---- PROVIDED MATERIAL

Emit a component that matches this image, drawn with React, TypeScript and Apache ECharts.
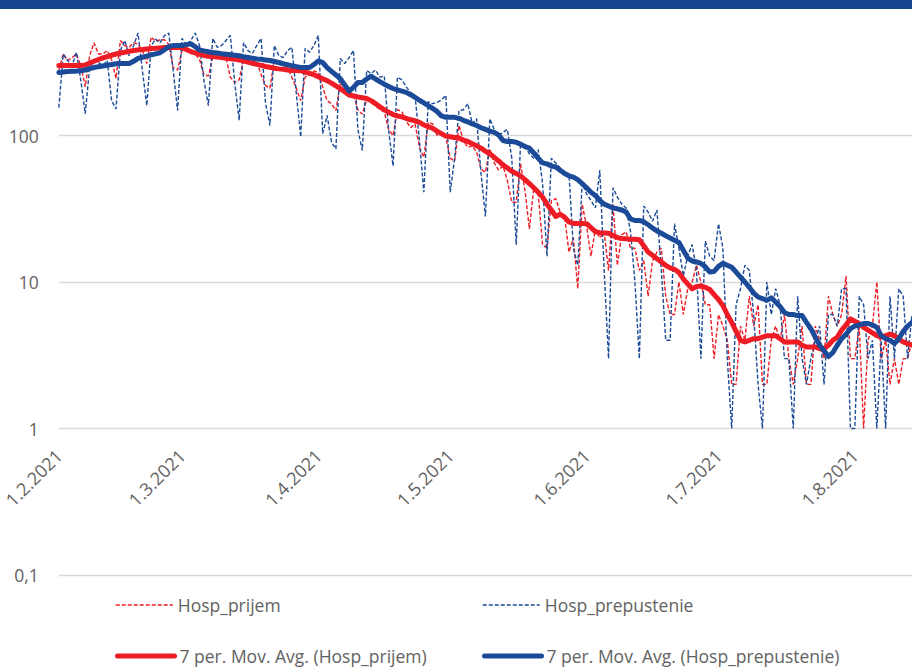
import React, { useEffect, useRef } from "react";
import * as echarts from "echarts";

// Daily admissions (Hosp_prijem), 1.2.2021 onwards
const hospPrijem = [
  280, 360, 325, 340, 360, 300, 215,
  350, 430, 360, 360, 380, 330, 245,
  445, 410, 400, 430, 420, 380, 310,
  470, 440, 450, 450, 420, 290, 280,
  380, 380, 370, 360, 330, 260, 255,
  340, 350, 345, 340, 250, 230, 240,
  330, 325, 320, 320, 260, 220, 210,
  330, 320, 310, 290, 250, 210, 173,
  250, 265, 275, 270, 215, 173, 165,
  148, 230, 210, 200, 190, 150, 140,
  175, 170, 160, 150, 145, 110, 100,
  150, 145, 125, 113, 120, 83, 71,
  123, 120, 100, 105, 97, 70, 67,
  117, 92, 83, 85, 77, 59, 56,
  81, 65, 58, 62, 49, 35, 35,
  64, 42, 23, 44, 40, 18, 17,
  36, 37, 30, 28, 16, 20, 9,
  34, 24, 15, 23, 20, 22, 12,
  34, 13, 21, 22, 17, 17, 12,
  14, 8, 14, 16, 17, 8, 6,
  6, 10, 6, 9, 10, 13, 10,
  7, 7, 3, 6, 5, 4, 2,
  2, 5, 4, 8, 5, 7, 2,
  2, 4, 5, 4, 6, 3, 2,
  3, 5, 2, 2, 5, 4, 3,
  8, 6, 5, 6, 11, 3, 3,
  5, 1, 4, 5, 10, 3, 4,
  2, 3, 2, 3, 3, 4,
];

// Daily discharges (Hosp_prepustenie)
const hospPrepustenie = [
  155, 360, 325, 300, 370, 237, 141,
  290, 325, 315, 300, 325, 173, 152,
  380, 445, 350, 410, 500, 278, 160,
  410, 455, 430, 480, 500, 278, 148,
  460, 411, 445, 500, 411, 237, 160,
  460, 400, 411, 445, 482, 228, 127,
  430, 380, 363, 411, 460, 166, 117,
  411, 352, 340, 380, 400, 193, 98,
  393, 370, 411, 482, 103, 137, 90,
  81, 335, 310, 340, 380, 110, 79,
  278, 265, 280, 250, 255, 108, 62,
  250, 240, 215, 196, 188, 92, 41,
  170, 165, 168, 175, 188, 41, 70,
  148, 150, 165, 121, 130, 55, 28,
  130, 110, 100, 105, 110, 70, 18,
  90, 85, 75, 70, 80, 47, 15,
  70, 65, 60, 55, 55, 17, 13,
  47, 40, 36, 32, 58, 12, 3,
  44, 38, 34, 32, 22, 10, 3,
  33, 30, 26, 31, 12, 4, 4,
  25, 17, 11, 15, 18, 12, 3,
  19, 15, 14, 25, 17, 3, 1,
  7, 9, 13, 12, 6, 2, 1,
  10, 6, 9, 7, 3, 3, 1,
  8, 3, 2, 3, 4, 5, 2,
  6, 6, 5, 9, 9, 1, 1,
  8, 7, 3, 4, 1, 4, 1,
  8, 3, 9, 8, 3, 6,
];

// 7 per. Mov. Avg. (Hosp_prijem)
const maPrijem = [
  300, 300, 300, 300, 300, 300, 303,
  312, 321, 330, 339, 346, 353, 360,
  366, 370, 376, 380, 383, 386, 390,
  393, 394, 396, 398, 399, 399, 399,
  399, 386, 374, 366, 358, 352, 348,
  346, 343, 340, 337, 334, 332, 328,
  322, 317, 311, 306, 301, 296, 292,
  288, 285, 283, 280, 278, 278, 277,
  271, 266, 260, 252, 244, 237, 228,
  218, 209, 199, 189, 186, 183, 181,
  179, 173, 165, 157, 150, 144, 139,
  136, 134, 131, 128, 126, 123, 118,
  115, 112, 107, 103, 99, 98, 97,
  96, 93, 91, 88, 85, 82, 78,
  75, 71, 67, 63, 60, 57, 55,
  53, 50, 47, 44, 41, 38, 34,
  31, 28, 29, 27.7, 25.7, 25.1, 25.1,
  25.1, 25, 23.5, 22.1, 21.7, 21.6, 21.5,
  20.8, 20.1, 19.8, 19.7, 19.6, 19.6, 19.4,
  17.7, 16, 15.2, 14.4, 13.7, 13, 12.5,
  12.2, 11.6, 10.5, 9.7, 9, 9.3, 9.4,
  9.2, 8.9, 8.2, 7.6, 6.9, 6, 5.3,
  4.6, 4, 3.9, 4, 4.1, 4.1, 4.2,
  4.3, 4.3, 4.3, 4.1, 3.9, 3.9, 3.9,
  3.9, 3.7, 3.6, 3.6, 3.6, 3.5, 3.5,
  3.7, 4, 4.2, 4.7, 5.1, 5.6, 5.4,
  5.2, 4.9, 4.7, 4.5, 4.3, 4.2, 4.3,
  4.4, 4.3, 4.1, 3.9, 3.8, 3.7,
];

// 7 per. Mov. Avg. (Hosp_prepustenie)
const maPrepustenie = [
  269, 271, 273, 274, 275, 277, 280,
  286, 291, 295, 298, 302, 305, 309,
  310, 310, 310, 321, 336, 342, 348,
  355, 361, 367, 385, 404, 411, 411,
  411, 417, 423, 403, 384, 378, 373,
  369, 366, 362, 359, 356, 353, 350,
  345, 341, 337, 333, 331, 328, 325,
  320, 315, 309, 304, 299, 295, 291,
  291, 291, 305, 323, 315, 291, 274,
  259, 244, 221, 201, 213, 230, 230,
  243, 254, 243, 233, 224, 216, 209,
  205, 201, 197, 190, 182, 174, 167,
  160, 153, 146, 136, 133, 133, 133,
  131, 127, 124, 120, 117, 113, 110,
  107, 105, 101, 92.5, 91, 91, 90,
  87, 84, 82, 76, 70, 65, 64,
  62, 61, 58, 55, 53, 52, 50,
  47, 44, 41, 39, 36, 34, 33,
  32, 31.6, 31, 30, 27, 26.3, 26.3,
  25.8, 24.6, 23.4, 22.3, 21.5, 20.7, 20,
  19.3, 18.6, 16.5, 14.6, 13.9, 13.7, 13.4,
  12.7, 11.7, 11.8, 12.8, 13.4, 13, 12.6,
  11.7, 10.8, 10, 9.2, 8.4, 7.9, 7.7,
  7.5, 7.8, 7.3, 6.8, 6.2, 6, 6,
  5.9, 5.9, 5.3, 4.8, 4.2, 3.7, 3.4,
  3.1, 3.3, 3.7, 4.1, 4.4, 4.8, 5,
  5.1, 5.2, 5.2, 5.1, 4.9, 4.3, 4.1,
  4, 3.8, 4.1, 4.6, 5, 5.3,
];

const START_DATE = [2021, 1, 1]; // 1.2.2021 (month index 1 = February)
const categories: string[] = hospPrijem.map((_, i) => {
  const d = new Date(Date.UTC(START_DATE[0], START_DATE[1], START_DATE[2] + i));
  return `${d.getUTCDate()}.${d.getUTCMonth() + 1}.${d.getUTCFullYear()}`;
});

const NAMES = [
  "Hosp_prijem",
  "Hosp_prepustenie",
  "7 per. Mov. Avg. (Hosp_prijem)",
  "7 per. Mov. Avg. (Hosp_prepustenie)",
];

const RED = "#ee1c25";
const BLUE = "#1b4a98";
const GRAY = "#626262";
const FONT = "'Open Sans', 'Noto Sans', sans-serif";

// The chart canvas is shifted up so that the 1000 gridline sits just above the page.
const SHIFT = 11;

export default function App() {
  const ref = useRef<HTMLDivElement>(null);

  useEffect(() => {
    if (!ref.current) return;
    const chart = echarts.init(ref.current, undefined, { renderer: "svg" });

    const legendCommon = {
      orient: "horizontal" as const,
      itemWidth: 57,
      itemHeight: 14,
      itemGap: 0,
      padding: 0,
      selectedMode: false,
      itemStyle: { opacity: 0 },
      textStyle: { color: GRAY, fontSize: 17.5, fontFamily: FONT },
    };

    chart.setOption({
      animation: false,
      backgroundColor: "#ffffff",
      grid: { left: 58, right: -2, top: 0, bottom: 93, containLabel: false },
      xAxis: {
        type: "category",
        data: categories,
        boundaryGap: false,
        position: "bottom",
        offset: -146.5,
        axisLine: { show: false },
        axisTick: { show: false },
        splitLine: { show: false },
        axisLabel: {
          rotate: 45,
          margin: 24,
          color: GRAY,
          fontSize: 18,
          fontFamily: FONT,
          interval: (idx: number, val: string) => val.startsWith("1."),
        },
      },
      yAxis: {
        type: "log",
        logBase: 10,
        min: 0.1,
        max: 1000,
        axisLine: { show: false },
        axisTick: { show: false },
        splitLine: { show: true, lineStyle: { color: "#d9d9d9", width: 1.3 } },
        axisLabel: {
          margin: 20,
          color: GRAY,
          fontSize: 17.5,
          fontFamily: FONT,
          formatter: (v: number) =>
            v >= 1000 ? "" : v < 1 ? String(v).replace(".", ",") : String(v),
        },
      },
      legend: [
        { ...legendCommon, data: [NAMES[0]], left: 115, top: 596 + SHIFT, lineStyle: { width: 1.5, type: [4, 2] } },
        { ...legendCommon, data: [NAMES[1]], left: 482, top: 596 + SHIFT, lineStyle: { width: 1.5, type: [4, 2] } },
        { ...legendCommon, data: [NAMES[2]], left: 115, top: 647 + SHIFT, lineStyle: { width: 5, type: "solid" } },
        { ...legendCommon, data: [NAMES[3]], left: 482, top: 647 + SHIFT, lineStyle: { width: 5, type: "solid" } },
      ],
      series: [
        {
          name: NAMES[0],
          type: "line",
          data: hospPrijem,
          symbol: "none",
          showSymbol: false,
          lineStyle: { color: RED, width: 1.4, type: [4, 2] },
          itemStyle: { color: RED },
          z: 2,
        },
        {
          name: NAMES[1],
          type: "line",
          data: hospPrepustenie,
          symbol: "none",
          showSymbol: false,
          lineStyle: { color: BLUE, width: 1.4, type: [4, 2] },
          itemStyle: { color: BLUE },
          z: 3,
        },
        {
          name: NAMES[2],
          type: "line",
          data: maPrijem,
          symbol: "none",
          showSymbol: false,
          lineStyle: { color: RED, width: 5, cap: "round", join: "round" },
          itemStyle: { color: RED },
          z: 4,
        },
        {
          name: NAMES[3],
          type: "line",
          data: maPrepustenie,
          symbol: "none",
          showSymbol: false,
          lineStyle: { color: BLUE, width: 5, cap: "round", join: "round" },
          itemStyle: { color: BLUE },
          z: 5,
        },
      ],
    });

    return () => chart.dispose();
  }, []);

  return (
    <div style={{ position: "fixed", left: 0, top: 0, width: 912, height: 668, overflow: "hidden", background: "#fff" }}>
      <div
        ref={ref}
        style={{ position: "absolute", left: 0, top: -SHIFT, width: 912, height: 668 + SHIFT }}
      />
      <div
        style={{ position: "absolute", left: 0, top: 0, width: 912, height: 9, background: "#17478f", zIndex: 10 }}
      />
    </div>
  );
}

--------

Pictures stay out. Repeat only the lines from the beginning of the data through the line that has "import * as".

> **SOLUTION TO THE PROBLEM**:
Emit a component that matches this image, drawn with React, TypeScript and Apache ECharts.
import React, { useEffect, useRef } from "react";
import * as echarts from "echarts";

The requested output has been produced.